Título: As primeiras lições da recuperação judicial
Autor: Andrade, Flávia Cristina M. de Campos e Camara, Fe
Fonte: Valor Econômico, 23/06/2006, Legislação & Tributos, p. E2

Com a recente aprovação de alterações ao seu plano de recuperação judicial, a Parmalat encerrou mais uma etapa de sua reorganização, que resultou na venda do controle da empresa e na redução drástica de seu passivo financeiro. Esse processo pioneiro de recuperação no Brasil indica algumas lições a serem seguidas por credores e devedores em processos futuros, de modo a conferir maior agilidade e aumentar as chances de sucesso na superação de crises financeiras. Para uma melhor compreensão das lições dadas pelo caso Parmalat, é importante fazermos um breve resumo das diferentes etapas do processo percorrido.

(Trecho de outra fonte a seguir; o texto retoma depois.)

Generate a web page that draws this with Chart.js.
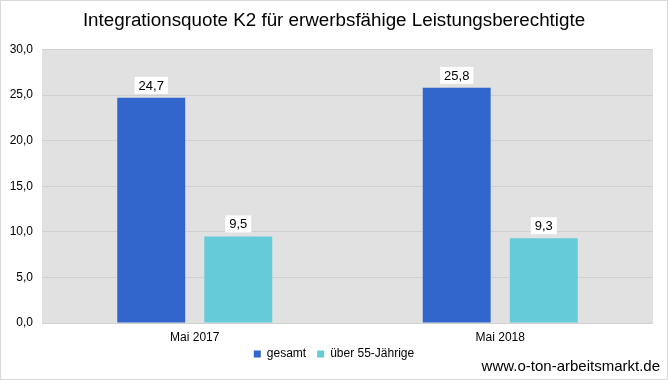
<!DOCTYPE html>
<html>
<head>
<meta charset="utf-8">
<script src="https://cdn.jsdelivr.net/npm/chart.js@4"></script>
<style>
  html, body { margin: 0; padding: 0; background: #fff; }
  #wrap { width: 668px; height: 380px; position: relative; }
</style>
</head>
<body>
<div id="wrap"><canvas id="chart" width="668" height="380"></canvas></div>
<script>
const categories = ['Mai 2017', 'Mai 2018'];
const seriesNames = ['gesamt', 'über 55-Jährige'];
const gesamt = [24.7, 25.8];
const ueber55 = [9.5, 9.3];
const yTicks = [0, 5, 10, 15, 20, 25, 30];

const fmt = v => v.toFixed(1).replace('.', ',');
const font = size => ({ family: '"Liberation Sans", Arial, sans-serif', size: size, weight: 'normal' });

// Hintergrund der Zeichenfläche + Rahmen + Quelle
const decor = {
  id: 'decor',
  beforeDraw(chart) {
    const { ctx, chartArea: a } = chart;
    ctx.save();
    ctx.fillStyle = '#fff';
    ctx.fillRect(0, 0, chart.width, chart.height);
    ctx.fillStyle = '#e1e1e1';
    ctx.fillRect(a.left, a.top, a.right - a.left, a.bottom - a.top);
    ctx.restore();
  },
  afterDraw(chart) {
    const { ctx } = chart;
    ctx.save();
    ctx.strokeStyle = '#d9d9d9';
    ctx.lineWidth = 1;
    ctx.strokeRect(0.5, 0.5, chart.width - 1, chart.height - 1);
    ctx.fillStyle = '#000';
    ctx.font = '15px "Liberation Sans", Arial, sans-serif';
    ctx.textAlign = 'right';
    ctx.textBaseline = 'middle';
    ctx.fillText('www.o-ton-arbeitsmarkt.de', 660, 367);
    ctx.restore();
  }
};

// Werte über den Balken in weißen Kästchen
const valueLabels = {
  id: 'valueLabels',
  afterDatasetsDraw(chart) {
    const { ctx } = chart;
    ctx.save();
    ctx.font = '13px "Liberation Sans", Arial, sans-serif';
    ctx.textAlign = 'center';
    ctx.textBaseline = 'middle';
    chart.data.datasets.forEach((ds, i) => {
      chart.getDatasetMeta(i).data.forEach((bar, j) => {
        const txt = fmt(ds.data[j]);
        const w = ctx.measureText(txt).width + 8;
        const h = 17;
        const y = bar.y - 4 - h;
        ctx.fillStyle = '#fff';
        ctx.fillRect(bar.x - w / 2, y, w, h);
        ctx.fillStyle = '#000';
        ctx.fillText(txt, bar.x, y + h / 2 + 1);
      });
    });
    ctx.restore();
  }
};

// Achsenbeschriftung nicht auf die Achsenbox zuschneiden
const noLabelClip = scale => { scale._computeLabelArea = () => undefined; };

new Chart(document.getElementById('chart'), {
  type: 'bar',
  data: {
    labels: categories,
    datasets: [
      { label: seriesNames[0], data: gesamt, backgroundColor: '#3366cc' },
      { label: seriesNames[1], data: ueber55, backgroundColor: '#66cbd8' }
    ]
  },
  options: {
    responsive: false,
    animation: false,
    devicePixelRatio: 1,
    categoryPercentage: 0.57,
    barPercentage: 0.78,
    layout: { padding: { left: 15, right: 15, top: 0, bottom: 10 } },
    plugins: {
      title: {
        display: true,
        text: 'Integrationsquote K2 für erwerbsfähige Leistungsberechtigte',
        color: '#000',
        font: font(18.8),
        padding: { top: 10, bottom: 17 }
      },
      legend: {
        position: 'bottom',
        labels: {
          color: '#000',
          boxWidth: 7,
          boxHeight: 7,
          padding: 11,
          font: font(12)
        }
      },
      tooltip: { enabled: false }
    },
    scales: {
      x: {
        grid: { display: false, drawTicks: false },
        border: { display: false },
        afterFit(scale) { scale.height = 14; noLabelClip(scale); },
        ticks: { color: '#000', padding: 7, font: font(12) }
      },
      y: {
        min: 0,
        max: 30,
        afterBuildTicks(scale) {
          scale.ticks = yTicks.map(v => ({ value: v }));
        },
        afterFit(scale) { scale.width = 27; noLabelClip(scale); },
        grid: { color: '#d0d0d0', drawTicks: false },
        border: { display: false },
        ticks: {
          color: '#000',
          padding: 9,
          font: font(12),
          callback: v => fmt(v)
        }
      }
    }
  },
  plugins: [decor, valueLabels]
});
</script>
</body>
</html>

Após um ano e meio de concordata e duas tentativas de negociação com credores, teve início a recuperação judicial. A primeira etapa da recuperação durou seis meses e encerrou-se em dezembro do ano passado, quando foi criada uma estrutura de reescalonamento de dívidas para que a empresa pudesse ganhar sobrevida e tornar-se mais atraente para novos investidores. A segunda etapa foi marcada pela busca de um investidor. Após análise de diversas propostas, foi escolhido um candidato e o plano de recuperação foi modificado para acomodar a nova realidade da empresa. Tanto na primeira quanto na segunda etapa foram verificados momentos de intensa negociação entre credores e devedor. Já a terceira etapa, que se inicia com a homologação judicial das recentes alterações ao plano de recuperação, poderá dar um ponto final à crise da empresa.

Logo, temos que a primeira grande lição do caso Parmalat é a necessidade de injeção de novos recursos, sob pena de fazer naufragar grandes planos de recuperação. Seja por meio de novos financiamentos com prazos longos ou de um simples aumento de capital, empresas em crise necessitam desses novos recursos para reverter sua tendência de queda e completar a recuperação, uma vez que implementar um plano de recuperação traz custos adicionais a uma empresa com situação financeira já deteriorada. Para reposicionar produtos e serviços no mercado, investir visando redução de custos ou simplesmente recompor capital de giro, não há dúvida que a empresa em recuperação precisa de recursos novos. Ou seja, não basta um alongamento de dívida. Nesse cenário, fica caracterizada a importância de um investidor disposto a injetar dinheiro na empresa em crise. Em contrapartida, o investidor poderá inclusive tornar-se o novo controlador da empresa, alinhando o risco incorrido com um grande potencial de retorno.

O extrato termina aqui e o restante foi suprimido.